There’s so much to say about all this, but I neither have the time nor the patience, so I’ll settle with this:
Bad hearing will lead to bad mixes, and fast doesn’t very often mean good. There is no such thing as “diamond ears”, only more or less well-trained ears. Even people with damaged hearing can often compensate in their monitoring to some degree, reaching great results by knowing what they do and why.
Regarding the quality of gear though- spending too much time on anything for no good reason is not good either, and where I’ve historically spent an insane amount of time and energy working on cheaper consumer-friendly stuff to reach results that transfer well everywhere years before, things virtually mix themselves now that I only use a much smaller but much more reliable and well-sounding collection of software and hardware.
And this is why I love Nuendo - it has always been at least one step ahead of the competition, always evolving tremendously each release. Making work much easier and reducing tweak-time a lot.
Higher sound quality=less time spent working reaching higher results than physically possible using crabby tools.

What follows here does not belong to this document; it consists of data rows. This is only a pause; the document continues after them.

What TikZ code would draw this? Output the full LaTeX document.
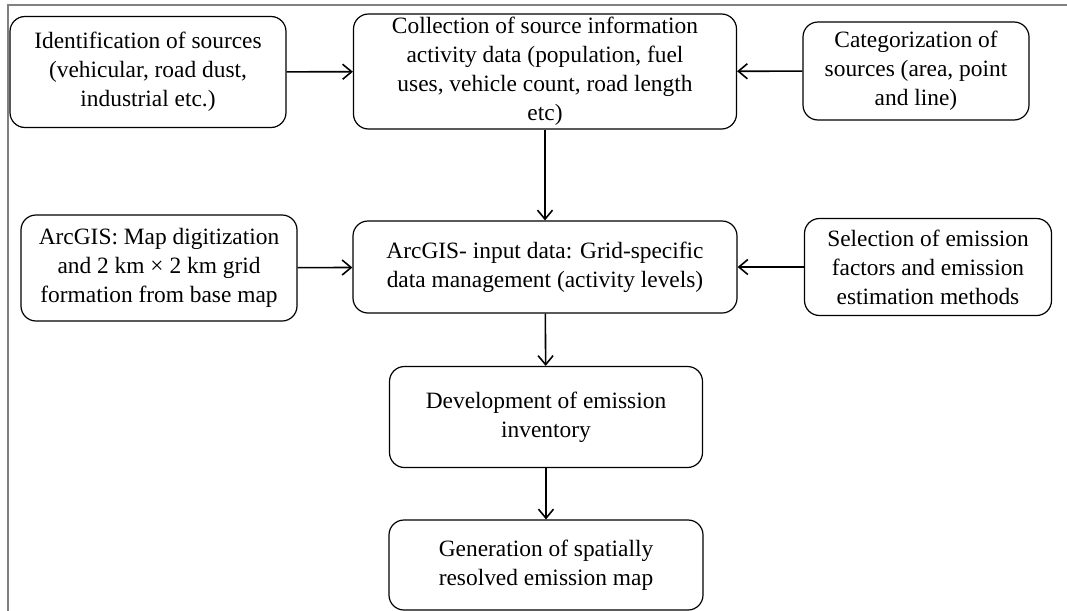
\documentclass[tikz,border=0pt]{standalone}
\usepackage{fontspec}
\setmainfont{Liberation Serif}
\usetikzlibrary{arrows.meta}
\begin{document}
\begin{tikzpicture}[x=0.5pt,y=-0.5pt]
    \tikzstyle{box}=[draw, rounded corners=7.5pt, line width=0.6pt, align=center, inner sep=0pt, font=\fontsize{11.7}{14.5}\selectfont]
    \tikzstyle{arr}=[-{Straight Barb[length=4.5pt,width=7.5pt]}, line width=0.8pt]
    \useasboundingbox (0,0) rectangle (1067,611);
    \draw[gray, line width=0.85pt] (8,611) -- (8,4.8) -- (1067,4.8);
    \node[box, minimum width=138pt, minimum height=55.5pt] (ident) at (148,72) {Identification of sources\\(vehicular, road dust,\\industrial etc.)};
    \node[box, minimum width=191.5pt, minimum height=57.5pt] (collect) at (545,71.5) {Collection of source information\\activity data (population, fuel\\uses, vehicle count, road length\\etc)};
    \node[box, minimum width=113pt, minimum height=49pt] (categ) at (916,71) {Categorization of\\sources (area, point\\and line)};
    \node[box, minimum width=138pt, minimum height=53pt] (digit) at (159,268) {ArcGIS: Map digitization\\and 2 km × 2 km grid\\formation from base map};
    \node[box, minimum width=192pt, minimum height=46pt] (input) at (545,267) {ArcGIS- input data: Grid-specific\\data management (activity levels)};
    \node[box, minimum width=123.5pt, minimum height=48.5pt] (factor) at (928,267) {Selection of emission\\factors and emission\\estimation methods};
    \node[box, minimum width=156.5pt, minimum height=50.5pt] (invent) at (546,417) {Development of emission\\inventory};
    \node[box, minimum width=157pt, minimum height=45pt] (emap) at (546,565) {Generation of spatially\\resolved emission map};
    \draw[arr] (ident) -- (collect);
    \draw[arr] (categ) -- (collect);
    \draw[arr] (collect) -- (input);
    \draw[arr] (digit) -- (input);
    \draw[arr] (factor) -- (input);
    \draw[arr] (input) -- (invent);
    \draw[arr] (invent) -- (emap);
  \end{tikzpicture}
\end{document}
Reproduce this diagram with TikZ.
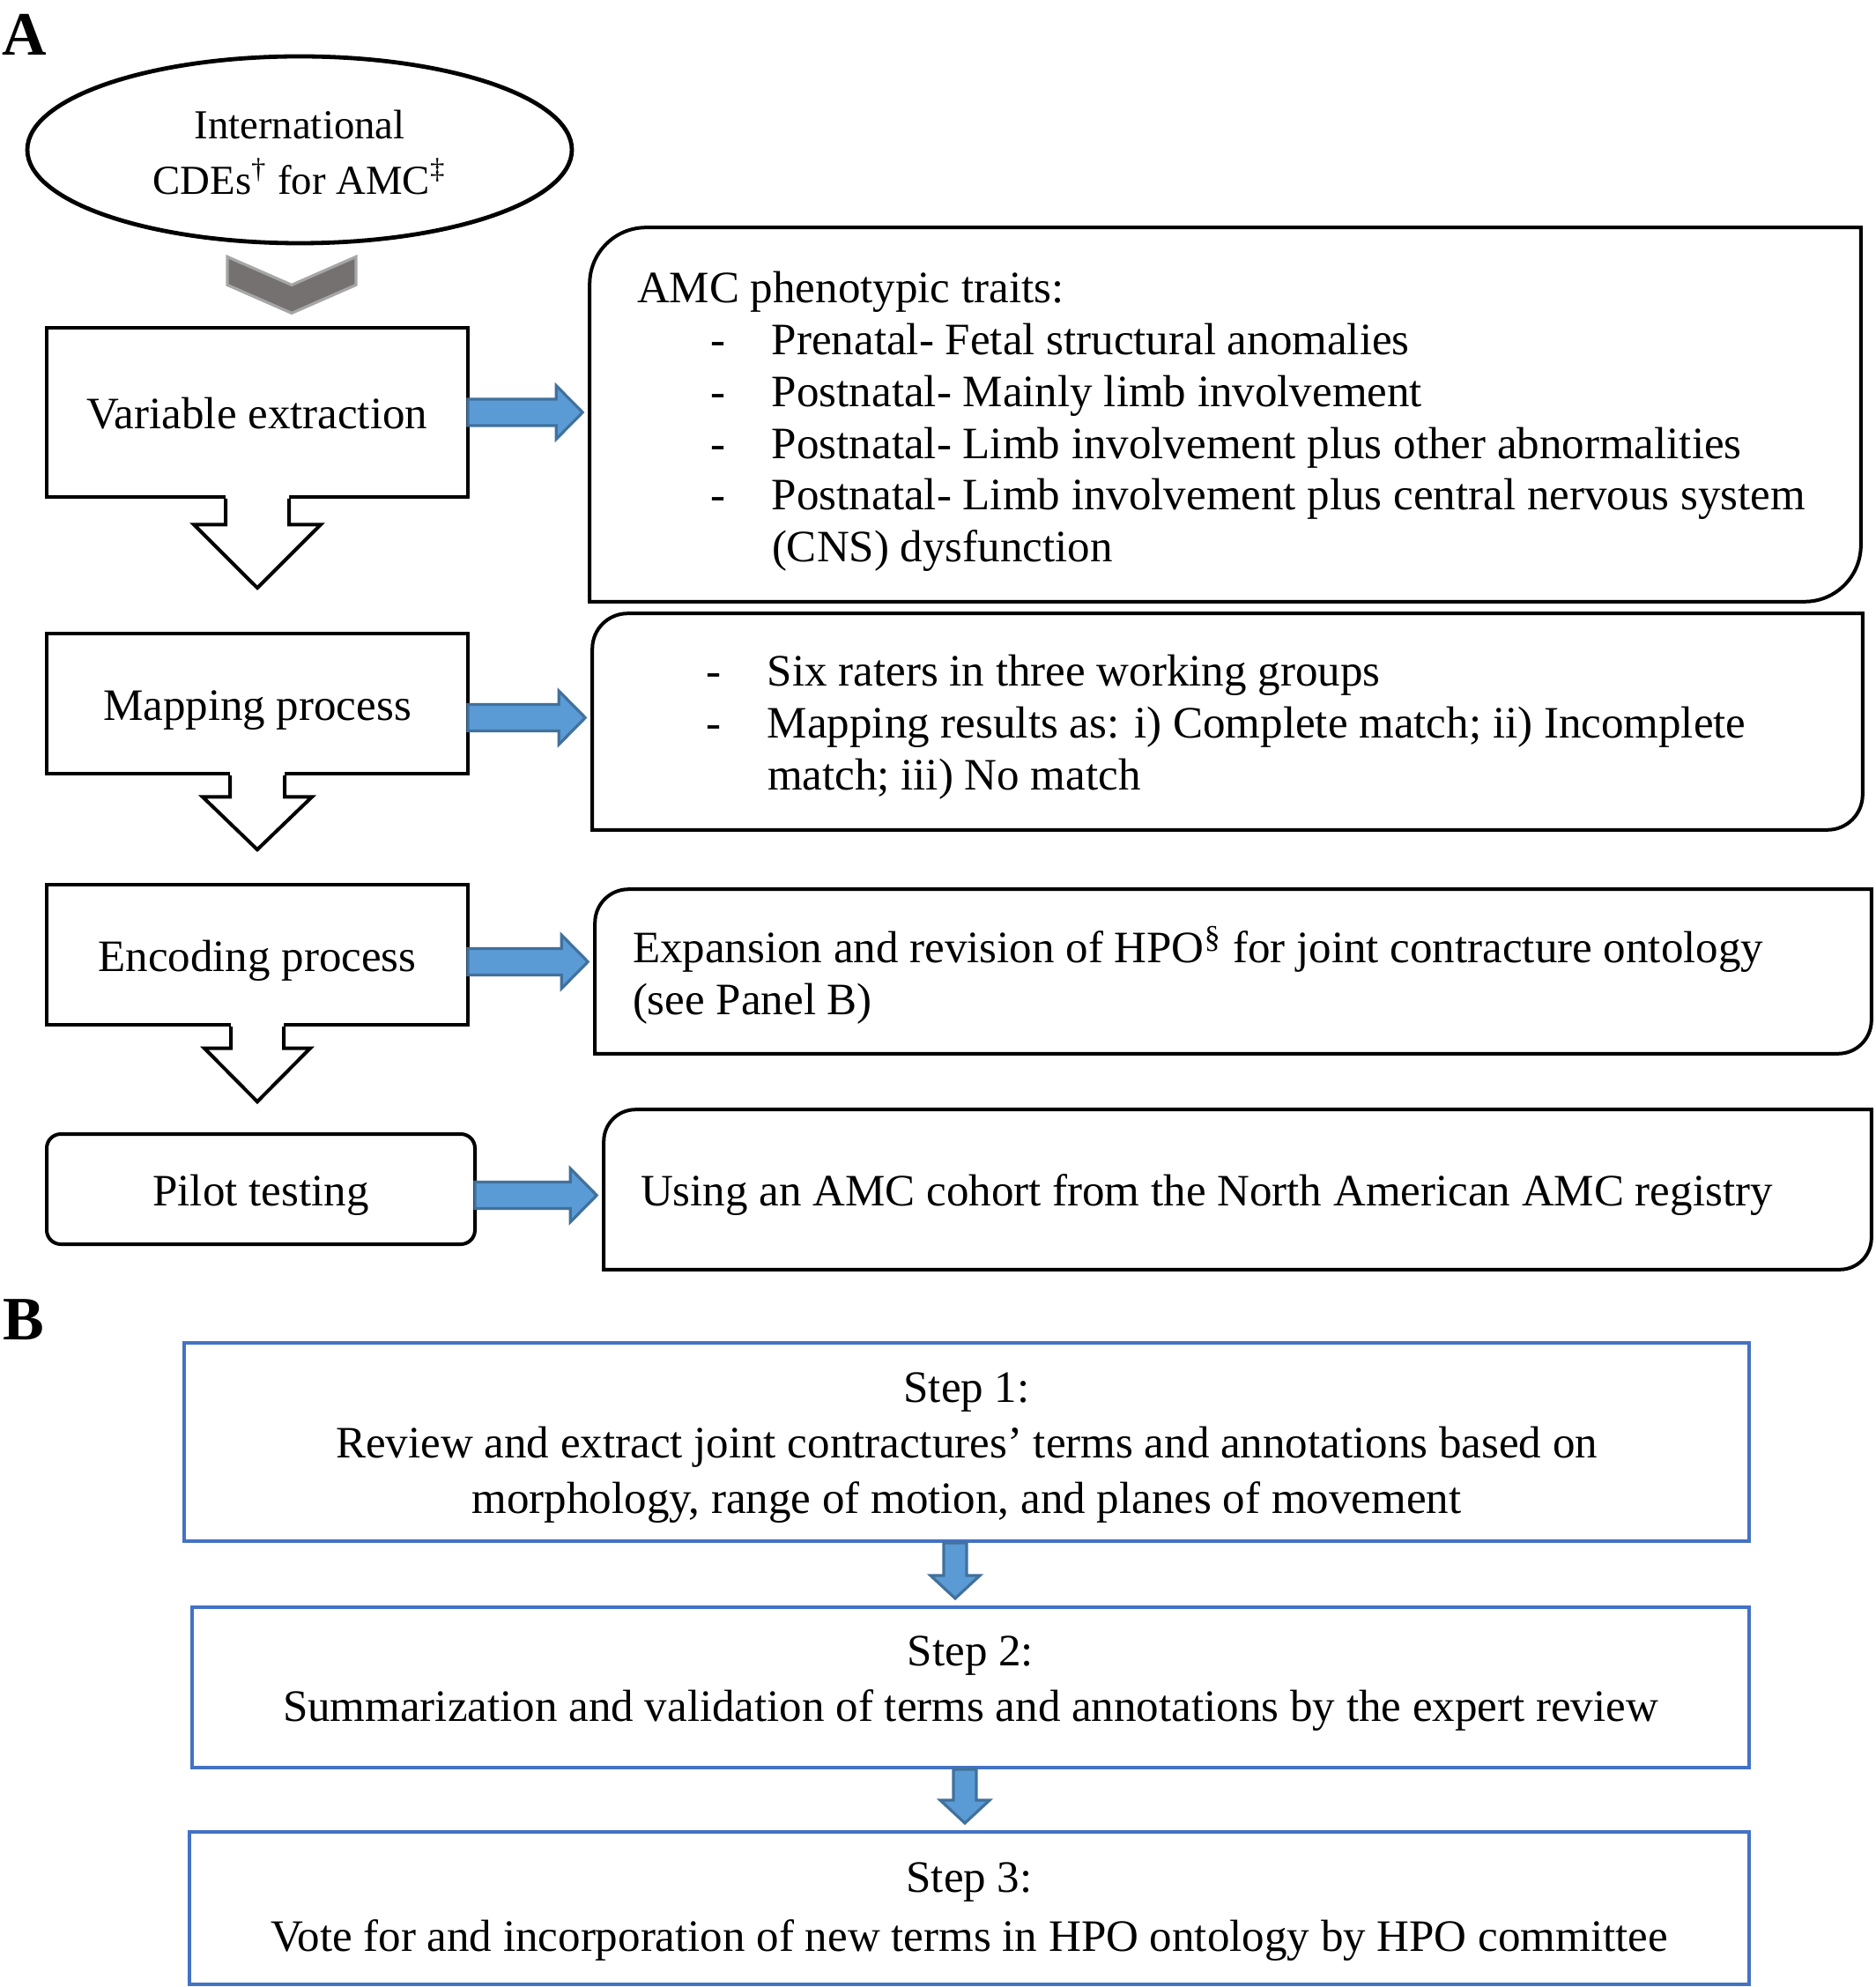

And yes - when I started out in the early/mid 90’s there were a lot of discussions among sound-people regarding the quality of stuff, pros and cons. At that time you couldn’t even really use a BASF tape on a reel-to-reel machine calibrated for AMPEX without a world of problems, but everyone knew that because if you didn’t know what tape-bias was no studio would hire you. Actually, most of us even tried as far as possible to only work with tapes from the exact same batch because every batch was slightly but still apparently different by nature. That’s the analogue way. Much easier to calibrate to a new batch than to calibrate to a new brand though when the old one ran out. Myself, it was AMPEX 456 that ran through our reels, both 2" 24ch and 1/4" 2 ch.